[Rows from a dataset of charts and code]
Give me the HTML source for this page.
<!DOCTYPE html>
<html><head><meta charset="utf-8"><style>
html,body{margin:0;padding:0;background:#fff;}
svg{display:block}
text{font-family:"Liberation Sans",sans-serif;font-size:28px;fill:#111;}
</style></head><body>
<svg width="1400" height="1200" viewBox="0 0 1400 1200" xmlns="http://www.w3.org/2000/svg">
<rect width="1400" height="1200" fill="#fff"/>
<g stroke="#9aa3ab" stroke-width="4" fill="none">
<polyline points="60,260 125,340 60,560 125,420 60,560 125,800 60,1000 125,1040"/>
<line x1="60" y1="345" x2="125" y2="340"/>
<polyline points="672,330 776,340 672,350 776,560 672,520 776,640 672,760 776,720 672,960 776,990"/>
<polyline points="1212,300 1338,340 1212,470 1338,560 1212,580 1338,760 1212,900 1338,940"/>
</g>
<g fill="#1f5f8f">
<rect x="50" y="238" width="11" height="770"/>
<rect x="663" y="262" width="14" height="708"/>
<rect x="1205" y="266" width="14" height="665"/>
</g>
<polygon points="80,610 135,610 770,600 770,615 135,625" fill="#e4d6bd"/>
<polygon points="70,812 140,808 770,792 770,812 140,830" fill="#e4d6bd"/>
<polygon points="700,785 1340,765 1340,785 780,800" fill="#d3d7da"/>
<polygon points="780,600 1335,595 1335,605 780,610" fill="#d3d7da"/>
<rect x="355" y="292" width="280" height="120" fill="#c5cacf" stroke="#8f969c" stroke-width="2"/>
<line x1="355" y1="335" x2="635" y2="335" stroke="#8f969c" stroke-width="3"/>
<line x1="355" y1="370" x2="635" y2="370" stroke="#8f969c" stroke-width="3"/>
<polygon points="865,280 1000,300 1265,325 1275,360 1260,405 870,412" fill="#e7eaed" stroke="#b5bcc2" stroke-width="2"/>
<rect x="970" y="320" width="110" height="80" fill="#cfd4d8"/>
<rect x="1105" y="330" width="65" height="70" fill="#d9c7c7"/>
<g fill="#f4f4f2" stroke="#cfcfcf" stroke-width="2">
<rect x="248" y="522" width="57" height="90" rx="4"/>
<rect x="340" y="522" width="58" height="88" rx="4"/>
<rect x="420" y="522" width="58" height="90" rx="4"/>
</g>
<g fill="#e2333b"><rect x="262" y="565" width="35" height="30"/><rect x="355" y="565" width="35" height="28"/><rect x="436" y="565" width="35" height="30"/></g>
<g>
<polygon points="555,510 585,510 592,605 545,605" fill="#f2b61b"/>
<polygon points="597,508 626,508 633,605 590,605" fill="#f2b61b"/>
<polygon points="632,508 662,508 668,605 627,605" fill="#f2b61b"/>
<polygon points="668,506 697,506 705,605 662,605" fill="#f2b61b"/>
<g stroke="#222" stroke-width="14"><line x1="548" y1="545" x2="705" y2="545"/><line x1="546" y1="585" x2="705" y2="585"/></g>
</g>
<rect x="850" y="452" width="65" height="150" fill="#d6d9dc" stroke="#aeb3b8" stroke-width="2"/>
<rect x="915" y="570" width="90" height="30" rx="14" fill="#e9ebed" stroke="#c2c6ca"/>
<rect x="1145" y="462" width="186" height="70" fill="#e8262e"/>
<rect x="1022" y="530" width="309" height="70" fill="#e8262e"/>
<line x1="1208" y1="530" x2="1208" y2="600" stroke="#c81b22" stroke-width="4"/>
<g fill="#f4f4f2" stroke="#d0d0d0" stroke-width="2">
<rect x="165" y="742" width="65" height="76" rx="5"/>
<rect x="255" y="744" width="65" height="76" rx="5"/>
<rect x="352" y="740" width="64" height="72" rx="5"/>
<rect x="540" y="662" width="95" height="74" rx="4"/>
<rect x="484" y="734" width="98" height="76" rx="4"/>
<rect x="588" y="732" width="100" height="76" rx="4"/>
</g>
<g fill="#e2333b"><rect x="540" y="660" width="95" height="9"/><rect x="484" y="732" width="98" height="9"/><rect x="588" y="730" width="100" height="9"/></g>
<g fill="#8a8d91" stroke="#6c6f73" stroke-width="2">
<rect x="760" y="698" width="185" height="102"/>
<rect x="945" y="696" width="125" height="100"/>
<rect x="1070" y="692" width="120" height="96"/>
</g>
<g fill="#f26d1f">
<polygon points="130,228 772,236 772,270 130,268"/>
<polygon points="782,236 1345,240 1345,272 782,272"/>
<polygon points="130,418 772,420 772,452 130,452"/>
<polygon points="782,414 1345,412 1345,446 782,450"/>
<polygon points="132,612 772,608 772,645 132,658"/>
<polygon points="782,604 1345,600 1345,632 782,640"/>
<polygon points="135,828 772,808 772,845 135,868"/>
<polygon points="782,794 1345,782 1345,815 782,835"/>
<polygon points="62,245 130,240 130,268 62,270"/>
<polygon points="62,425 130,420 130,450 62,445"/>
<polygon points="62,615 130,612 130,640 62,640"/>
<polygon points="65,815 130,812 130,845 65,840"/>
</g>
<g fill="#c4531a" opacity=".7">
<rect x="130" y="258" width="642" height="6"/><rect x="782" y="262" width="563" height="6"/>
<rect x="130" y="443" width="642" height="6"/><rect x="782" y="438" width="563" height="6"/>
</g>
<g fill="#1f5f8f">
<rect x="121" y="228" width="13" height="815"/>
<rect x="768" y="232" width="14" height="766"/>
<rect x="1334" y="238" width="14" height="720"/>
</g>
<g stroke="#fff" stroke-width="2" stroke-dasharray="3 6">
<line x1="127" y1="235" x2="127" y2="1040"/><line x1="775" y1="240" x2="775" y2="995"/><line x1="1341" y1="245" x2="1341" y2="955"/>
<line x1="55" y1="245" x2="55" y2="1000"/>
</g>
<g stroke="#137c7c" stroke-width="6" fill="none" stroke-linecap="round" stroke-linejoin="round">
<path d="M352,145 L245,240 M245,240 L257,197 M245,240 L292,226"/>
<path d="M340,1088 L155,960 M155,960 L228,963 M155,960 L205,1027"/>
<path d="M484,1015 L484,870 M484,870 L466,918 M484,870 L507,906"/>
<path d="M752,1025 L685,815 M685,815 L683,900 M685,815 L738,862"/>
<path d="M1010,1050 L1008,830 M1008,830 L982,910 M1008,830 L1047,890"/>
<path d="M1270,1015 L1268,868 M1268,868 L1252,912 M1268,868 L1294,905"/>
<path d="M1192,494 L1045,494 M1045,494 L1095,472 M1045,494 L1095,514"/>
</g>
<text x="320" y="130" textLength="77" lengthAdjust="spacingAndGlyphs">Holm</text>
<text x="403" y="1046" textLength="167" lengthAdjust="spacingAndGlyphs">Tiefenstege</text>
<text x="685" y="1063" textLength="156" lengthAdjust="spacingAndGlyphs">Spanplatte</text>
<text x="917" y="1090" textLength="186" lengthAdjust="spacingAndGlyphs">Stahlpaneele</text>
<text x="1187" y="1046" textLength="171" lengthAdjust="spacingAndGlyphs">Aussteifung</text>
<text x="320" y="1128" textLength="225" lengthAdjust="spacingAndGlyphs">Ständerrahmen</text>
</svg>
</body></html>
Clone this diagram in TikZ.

§ **WHAT YOU SHOULD DO**: Reproduce each entry above exactly, keeping every word.

§ **PROBLEM SOLUTION**:
Give me the HTML source for this page.
<!DOCTYPE html>
<html><head><meta charset="utf-8"><style>
html,body{margin:0;padding:0;background:#fff;}
svg{display:block}
text{font-family:"Liberation Sans",sans-serif;font-size:28px;fill:#111;}
</style></head><body>
<svg width="1400" height="1200" viewBox="0 0 1400 1200" xmlns="http://www.w3.org/2000/svg">
<rect width="1400" height="1200" fill="#fff"/>
<g stroke="#9aa3ab" stroke-width="4" fill="none">
<polyline points="60,260 125,340 60,560 125,420 60,560 125,800 60,1000 125,1040"/>
<line x1="60" y1="345" x2="125" y2="340"/>
<polyline points="672,330 776,340 672,350 776,560 672,520 776,640 672,760 776,720 672,960 776,990"/>
<polyline points="1212,300 1338,340 1212,470 1338,560 1212,580 1338,760 1212,900 1338,940"/>
</g>
<g fill="#1f5f8f">
<rect x="50" y="238" width="11" height="770"/>
<rect x="663" y="262" width="14" height="708"/>
<rect x="1205" y="266" width="14" height="665"/>
</g>
<polygon points="80,610 135,610 770,600 770,615 135,625" fill="#e4d6bd"/>
<polygon points="70,812 140,808 770,792 770,812 140,830" fill="#e4d6bd"/>
<polygon points="700,785 1340,765 1340,785 780,800" fill="#d3d7da"/>
<polygon points="780,600 1335,595 1335,605 780,610" fill="#d3d7da"/>
<rect x="355" y="292" width="280" height="120" fill="#c5cacf" stroke="#8f969c" stroke-width="2"/>
<line x1="355" y1="335" x2="635" y2="335" stroke="#8f969c" stroke-width="3"/>
<line x1="355" y1="370" x2="635" y2="370" stroke="#8f969c" stroke-width="3"/>
<polygon points="865,280 1000,300 1265,325 1275,360 1260,405 870,412" fill="#e7eaed" stroke="#b5bcc2" stroke-width="2"/>
<rect x="970" y="320" width="110" height="80" fill="#cfd4d8"/>
<rect x="1105" y="330" width="65" height="70" fill="#d9c7c7"/>
<g fill="#f4f4f2" stroke="#cfcfcf" stroke-width="2">
<rect x="248" y="522" width="57" height="90" rx="4"/>
<rect x="340" y="522" width="58" height="88" rx="4"/>
<rect x="420" y="522" width="58" height="90" rx="4"/>
</g>
<g fill="#e2333b"><rect x="262" y="565" width="35" height="30"/><rect x="355" y="565" width="35" height="28"/><rect x="436" y="565" width="35" height="30"/></g>
<g>
<polygon points="555,510 585,510 592,605 545,605" fill="#f2b61b"/>
<polygon points="597,508 626,508 633,605 590,605" fill="#f2b61b"/>
<polygon points="632,508 662,508 668,605 627,605" fill="#f2b61b"/>
<polygon points="668,506 697,506 705,605 662,605" fill="#f2b61b"/>
<g stroke="#222" stroke-width="14"><line x1="548" y1="545" x2="705" y2="545"/><line x1="546" y1="585" x2="705" y2="585"/></g>
</g>
<rect x="850" y="452" width="65" height="150" fill="#d6d9dc" stroke="#aeb3b8" stroke-width="2"/>
<rect x="915" y="570" width="90" height="30" rx="14" fill="#e9ebed" stroke="#c2c6ca"/>
<rect x="1145" y="462" width="186" height="70" fill="#e8262e"/>
<rect x="1022" y="530" width="309" height="70" fill="#e8262e"/>
<line x1="1208" y1="530" x2="1208" y2="600" stroke="#c81b22" stroke-width="4"/>
<g fill="#f4f4f2" stroke="#d0d0d0" stroke-width="2">
<rect x="165" y="742" width="65" height="76" rx="5"/>
<rect x="255" y="744" width="65" height="76" rx="5"/>
<rect x="352" y="740" width="64" height="72" rx="5"/>
<rect x="540" y="662" width="95" height="74" rx="4"/>
<rect x="484" y="734" width="98" height="76" rx="4"/>
<rect x="588" y="732" width="100" height="76" rx="4"/>
</g>
<g fill="#e2333b"><rect x="540" y="660" width="95" height="9"/><rect x="484" y="732" width="98" height="9"/><rect x="588" y="730" width="100" height="9"/></g>
<g fill="#8a8d91" stroke="#6c6f73" stroke-width="2">
<rect x="760" y="698" width="185" height="102"/>
<rect x="945" y="696" width="125" height="100"/>
<rect x="1070" y="692" width="120" height="96"/>
</g>
<g fill="#f26d1f">
<polygon points="130,228 772,236 772,270 130,268"/>
<polygon points="782,236 1345,240 1345,272 782,272"/>
<polygon points="130,418 772,420 772,452 130,452"/>
<polygon points="782,414 1345,412 1345,446 782,450"/>
<polygon points="132,612 772,608 772,645 132,658"/>
<polygon points="782,604 1345,600 1345,632 782,640"/>
<polygon points="135,828 772,808 772,845 135,868"/>
<polygon points="782,794 1345,782 1345,815 782,835"/>
<polygon points="62,245 130,240 130,268 62,270"/>
<polygon points="62,425 130,420 130,450 62,445"/>
<polygon points="62,615 130,612 130,640 62,640"/>
<polygon points="65,815 130,812 130,845 65,840"/>
</g>
<g fill="#c4531a" opacity=".7">
<rect x="130" y="258" width="642" height="6"/><rect x="782" y="262" width="563" height="6"/>
<rect x="130" y="443" width="642" height="6"/><rect x="782" y="438" width="563" height="6"/>
</g>
<g fill="#1f5f8f">
<rect x="121" y="228" width="13" height="815"/>
<rect x="768" y="232" width="14" height="766"/>
<rect x="1334" y="238" width="14" height="720"/>
</g>
<g stroke="#fff" stroke-width="2" stroke-dasharray="3 6">
<line x1="127" y1="235" x2="127" y2="1040"/><line x1="775" y1="240" x2="775" y2="995"/><line x1="1341" y1="245" x2="1341" y2="955"/>
<line x1="55" y1="245" x2="55" y2="1000"/>
</g>
<g stroke="#137c7c" stroke-width="6" fill="none" stroke-linecap="round" stroke-linejoin="round">
<path d="M352,145 L245,240 M245,240 L257,197 M245,240 L292,226"/>
<path d="M340,1088 L155,960 M155,960 L228,963 M155,960 L205,1027"/>
<path d="M484,1015 L484,870 M484,870 L466,918 M484,870 L507,906"/>
<path d="M752,1025 L685,815 M685,815 L683,900 M685,815 L738,862"/>
<path d="M1010,1050 L1008,830 M1008,830 L982,910 M1008,830 L1047,890"/>
<path d="M1270,1015 L1268,868 M1268,868 L1252,912 M1268,868 L1294,905"/>
<path d="M1192,494 L1045,494 M1045,494 L1095,472 M1045,494 L1095,514"/>
</g>
<text x="320" y="130" textLength="77" lengthAdjust="spacingAndGlyphs">Holm</text>
<text x="403" y="1046" textLength="167" lengthAdjust="spacingAndGlyphs">Tiefenstege</text>
<text x="685" y="1063" textLength="156" lengthAdjust="spacingAndGlyphs">Spanplatte</text>
<text x="917" y="1090" textLength="186" lengthAdjust="spacingAndGlyphs">Stahlpaneele</text>
<text x="1187" y="1046" textLength="171" lengthAdjust="spacingAndGlyphs">Aussteifung</text>
<text x="320" y="1128" textLength="225" lengthAdjust="spacingAndGlyphs">Ständerrahmen</text>
</svg>
</body></html>
Clone this diagram in TikZ.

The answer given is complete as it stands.